Urban farming is more than a trend; it’s a way to grow and produce locally while benefiting communities and their residents. On Saturday, Dec. 10, FYI premiered the documentary Farming Detroit, which follows the rise of urban agriculture and its impact on the city.
There are 30,000 acres of distressed land that residents are reclaiming in Detroit for gardening purposes, with an estimated 1,500 to 2,000 gardens in the city, according to the documentary.
The documentary follows the stories of six pioneers who are utilizing these spaces to fuel the urban farming revolution.
One of these pioneers is the Central Detroit Christian (CDC) is a non-profit, faith-based organization that manages the first licensed aquaponics farm and fishery in Detroit. The CDC Farm and Fishery, located in former liquor store, specializes in breeding tilapia and selling it to local businesses.
“This is a new product, a new line, basically where you can actually reform a space, rehab a method, simulate a natural process, and bring something for it,” Anthony Hatinger, the production coordinator at CDC, said in the documentary.
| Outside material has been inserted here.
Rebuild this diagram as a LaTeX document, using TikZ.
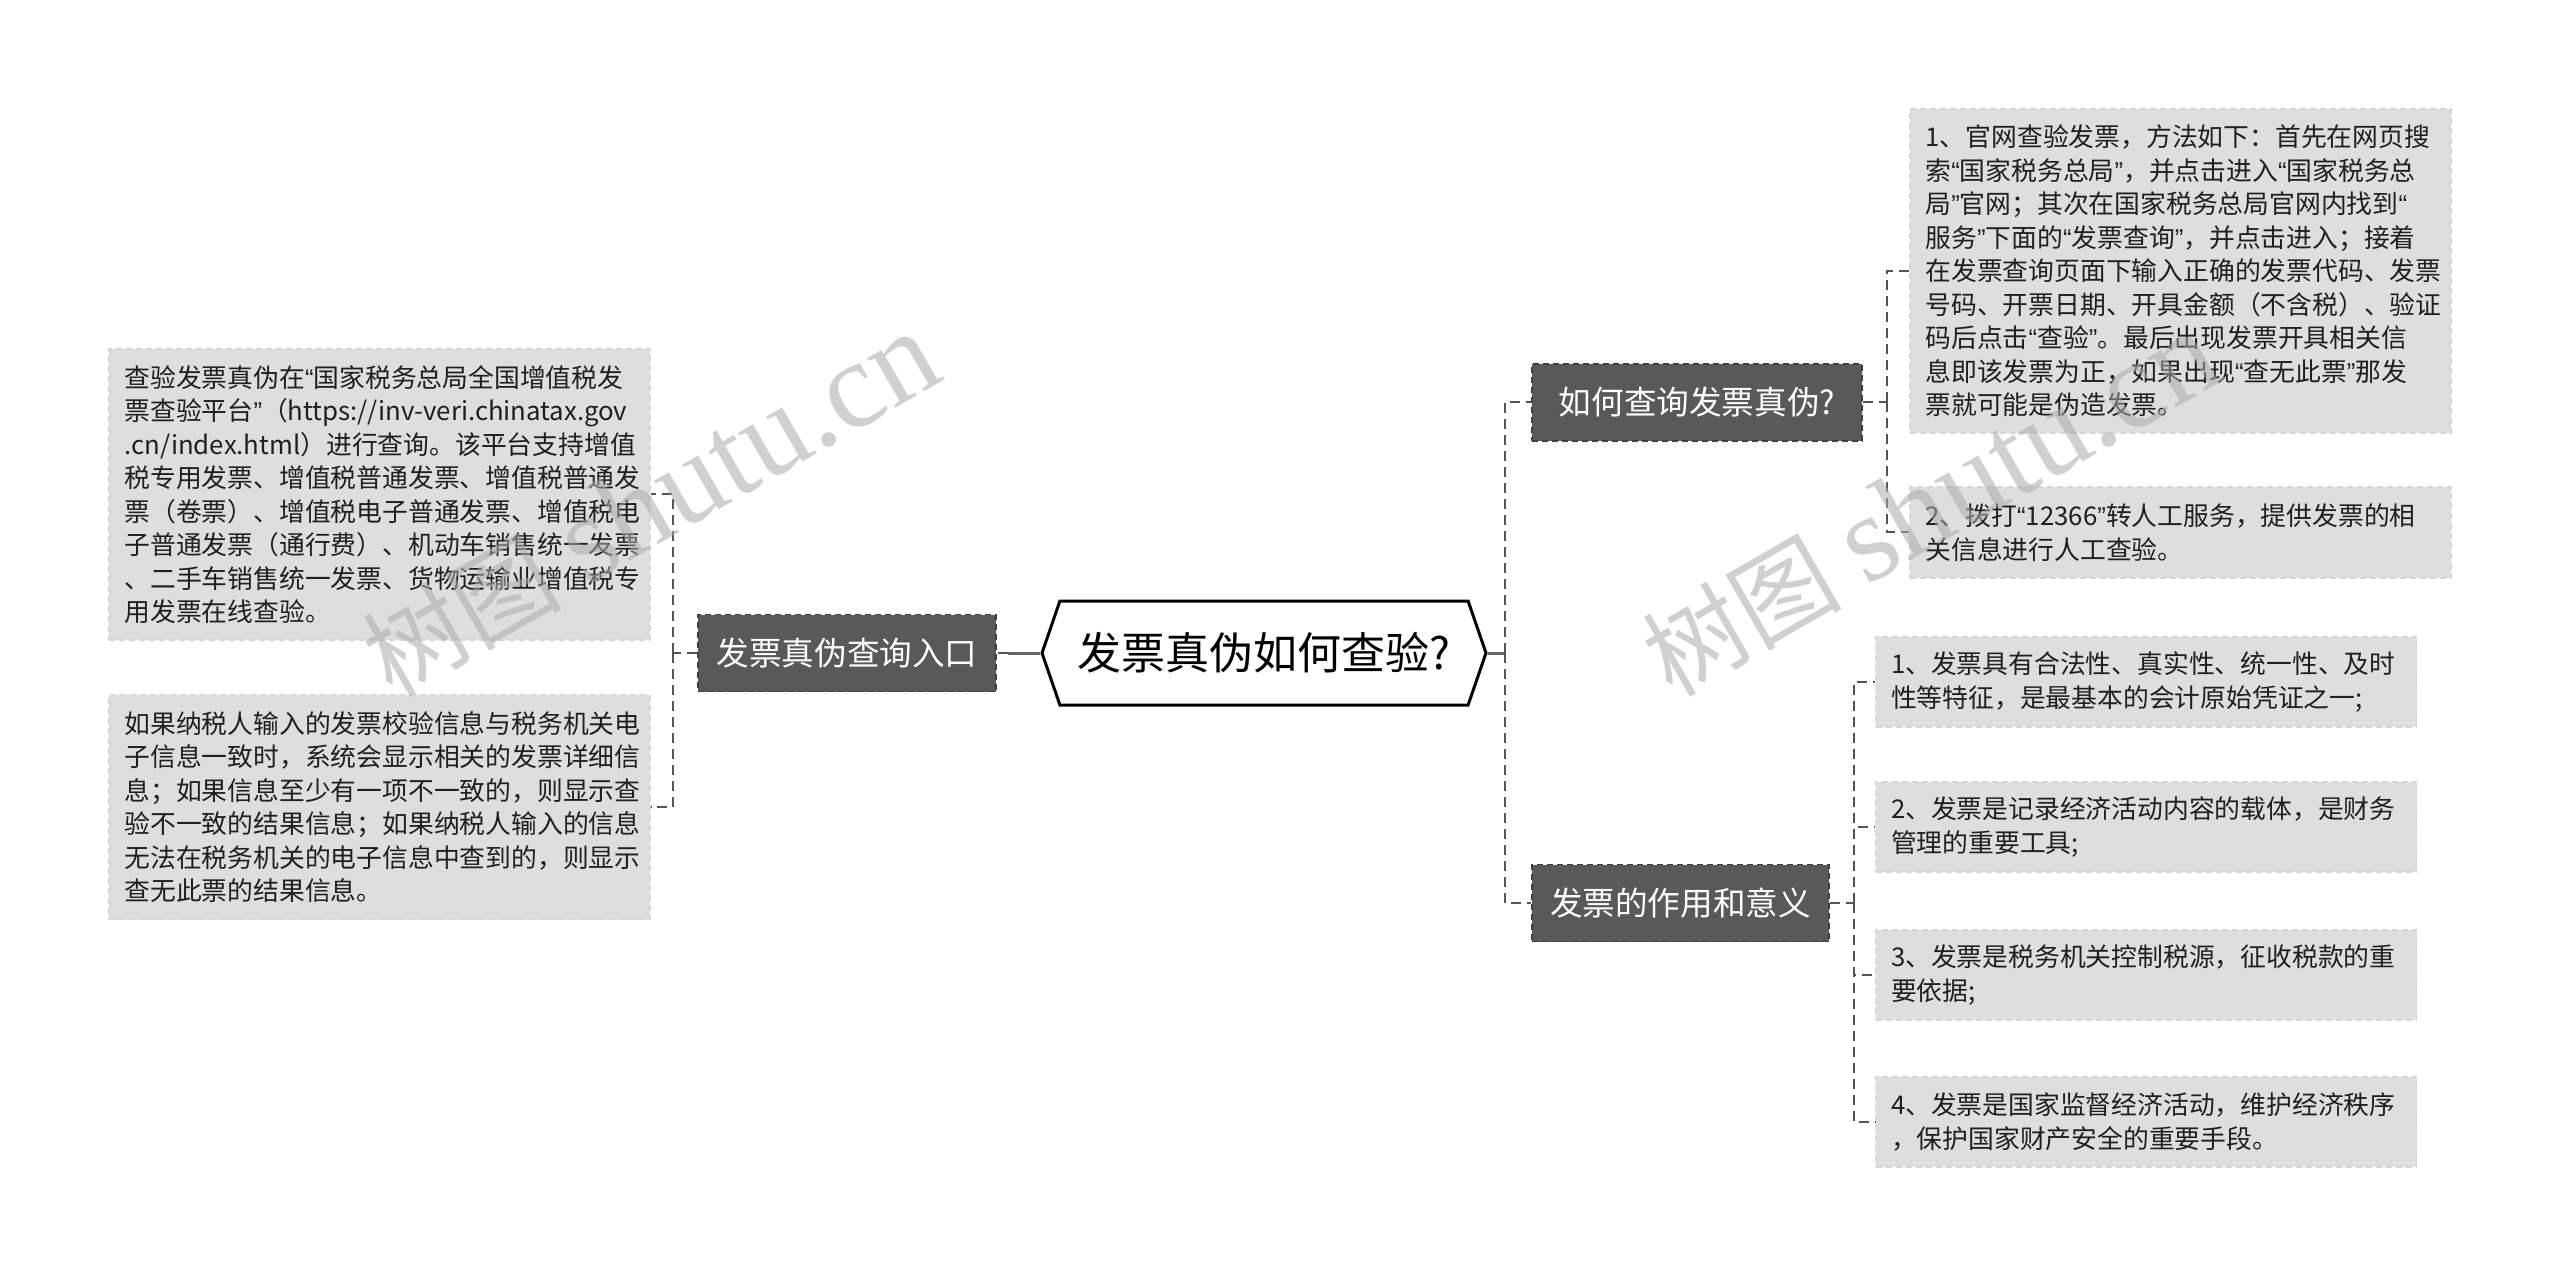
\documentclass[tikz,border=0pt]{standalone}
\usepackage{fontspec}
\setmainfont{Noto Sans CJK SC}
\newfontfamily\qfont{Liberation Sans}
\newfontfamily\wmlatin{Liberation Serif}
\usetikzlibrary{shapes.symbols}
\definecolor{branchgray}{HTML}{595959}
\definecolor{leafgray}{HTML}{DEDEDE}
\definecolor{linkgray}{HTML}{555555}
\newcommand{\oq}{{\qfont “}}
\newcommand{\cq}{{\qfont ”}}
\begin{document}
\begin{tikzpicture}[x=0.5pt, y=-0.5pt,
    leaf/.style={fill=leafgray, draw=black!16, line width=0.7pt, dash pattern=on 3pt off 2pt,
        text=black!88, font=\fontsize{12.9}{16.75}\selectfont, align=left,
        text width=255pt, inner xsep=7.75pt, inner ysep=0pt},
    branch/.style={fill=branchgray, draw=black!75, line width=0.7pt, dash pattern=on 3pt off 2pt,
        text=white, font=\fontsize{16.3}{20}\selectfont, minimum height=38.5pt, inner sep=0pt},
    root/.style={signal, signal to=west and east, signal pointer angle=142, draw=black,
        line width=1.5pt, fill=white, font=\fontsize{22}{26}\selectfont,
        minimum width=222pt, minimum height=52pt, inner sep=0pt},
    link/.style={draw=linkgray, line width=1pt, dash pattern=on 5pt off 3pt},
    rootlink/.style={draw=black!60, line width=1.5pt},
    wmark/.style={text=black!33, opacity=0.55, rotate=30, inner sep=0pt}]
    \fill[white] (0,0) rectangle (2560,1278);
    \useasboundingbox (0,0) rectangle (2560,1278);
    % centre
    \node[root] (root) at (1264,653) {发票真伪如何查验?};
    % left side
    \node[branch, minimum width=149pt] (lbranch) at (847,653) {发票真伪查询入口};
    \node[leaf, minimum height=145.5pt] (leafL1) at (379.5,494.5) {查验发票真伪在\oq 国家税务总局全国增值税发\\票查验平台\cq（https://inv-veri.chinatax.gov\\.cn/index.html）进行查询。该平台支持增值\\税专用发票、增值税普通发票、增值税普通发\\票（卷票）、增值税电子普通发票、增值税电\\子普通发票（通行费）、机动车销售统一发票\\、二手车销售统一发票、货物运输业增值税专\\用发票在线查验。};
    \node[leaf, minimum height=112.5pt] (leafL2) at (379.5,807) {如果纳税人输入的发票校验信息与税务机关电\\子信息一致时，系统会显示相关的发票详细信\\息；如果信息至少有一项不一致的，则显示查\\验不一致的结果信息；如果纳税人输入的信息\\无法在税务机关的电子信息中查到的，则显示\\查无此票的结果信息。};
    % right side
    \node[branch, minimum width=165pt] (rbranch1) at (1697,402.5) {如何查询发票真伪?};
    \node[branch, minimum width=148.5pt] (rbranch2) at (1680.5,903) {发票的作用和意义};
    \node[leaf, minimum height=162pt] (leafR1) at (2180.5,271) {1、官网查验发票，方法如下：首先在网页搜\\索\oq 国家税务总局\cq，并点击进入\oq 国家税务总\\局\cq 官网；其次在国家税务总局官网内找到\oq\\服务\cq 下面的\oq 发票查询\cq，并点击进入；接着\\在发票查询页面下输入正确的发票代码、发票\\号码、开票日期、开具金额（不含税）、验证\\码后点击\oq 查验\cq。最后出现发票开具相关信\\息即该发票为正，如果出现\oq 查无此票\cq 那发\\票就可能是伪造发票。};
    \node[leaf, minimum height=45.5pt] (leafR2) at (2180.5,532.5) {2、拨打\oq 12366\cq 转人工服务，提供发票的相\\关信息进行人工查验。};
    \node[leaf, minimum height=45pt] (leafS1) at (2146,682) {1、发票具有合法性、真实性、统一性、及时\\性等特征，是最基本的会计原始凭证之一;};
    \node[leaf, minimum height=45pt] (leafS2) at (2146,827) {2、发票是记录经济活动内容的载体，是财务\\管理的重要工具;};
    \node[leaf, minimum height=45pt] (leafS3) at (2146,975) {3、发票是税务机关控制税源，征收税款的重\\要依据;};
    \node[leaf, minimum height=45pt] (leafS4) at (2146,1122) {4、发票是国家监督经济活动，维护经济秩序\\，保护国家财产安全的重要手段。};
    % connectors
    \coordinate (lmid) at ([xshift=-16pt]root.west);
    \coordinate (lfork) at ([xshift=-12pt]lbranch.west);
    \coordinate (rfork) at ([xshift=8.5pt]root.east);
    \coordinate (r1fork) at ([xshift=12pt]rbranch1.east);
    \coordinate (r2fork) at ([xshift=12pt]rbranch2.east);
    \draw[rootlink] (root.west) -- (lmid);
    \draw[link] (lmid) -- (lbranch.east);
    \draw[link] (lbranch.west) -- (lfork);
    \draw[link] (lfork) |- (leafL1.east);
    \draw[link] (lfork) |- (leafL2.east);
    \draw[rootlink] (root.east) -- (rfork);
    \draw[link] (rfork) |- (rbranch1.west);
    \draw[link] (rfork) |- (rbranch2.west);
    \draw[link] (rbranch1.east) -- (r1fork);
    \draw[link] (r1fork) |- (leafR1.west);
    \draw[link] (r1fork) |- (leafR2.west);
    \draw[link] (rbranch2.east) -- (r2fork);
    \foreach \s in {S1,S2,S3,S4}
        \draw[link] (r2fork) |- (leaf\s.west);
    % watermarks
    \node[wmark] (wm1) at (650,505) {{\fontsize{50}{50}\selectfont 树图}\hspace{12pt}{\wmlatin\fontsize{62}{62}\selectfont shutu.cn}};
    \node[wmark] (wm2) at (1930,505) {{\fontsize{50}{50}\selectfont 树图}\hspace{12pt}{\wmlatin\fontsize{62}{62}\selectfont shutu.cn}};
\end{tikzpicture}
\end{document}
Another star of the documentary is Brother Nature Produce. Run by former teacher Greg Willerer and his wife, Olivia Hubert, Brother Nature Produce grows and sells salad greens, herbs, and more to restaurants in the community. Similar to other urban farming organizations in Detroit, Willerer and Hubert have built rapport among businesses and residents.
“I always say to people that the new currency of the world is not going to be going back to the gold standard,” Hubert said. “It’s trust. It’s worth more than money.”
In addition to providing a space for the community to work in and grow fresh produce, urban gardens teach residents about incorporating more healthy foods in their diets.
“The garden is a great education tool,” said Dr. Babar Qadir of the Health Unit on Davidson Avenue free community health clinic. “Not only here are we teaching them how to eat healthy and live healthy, but now we can physically show them.”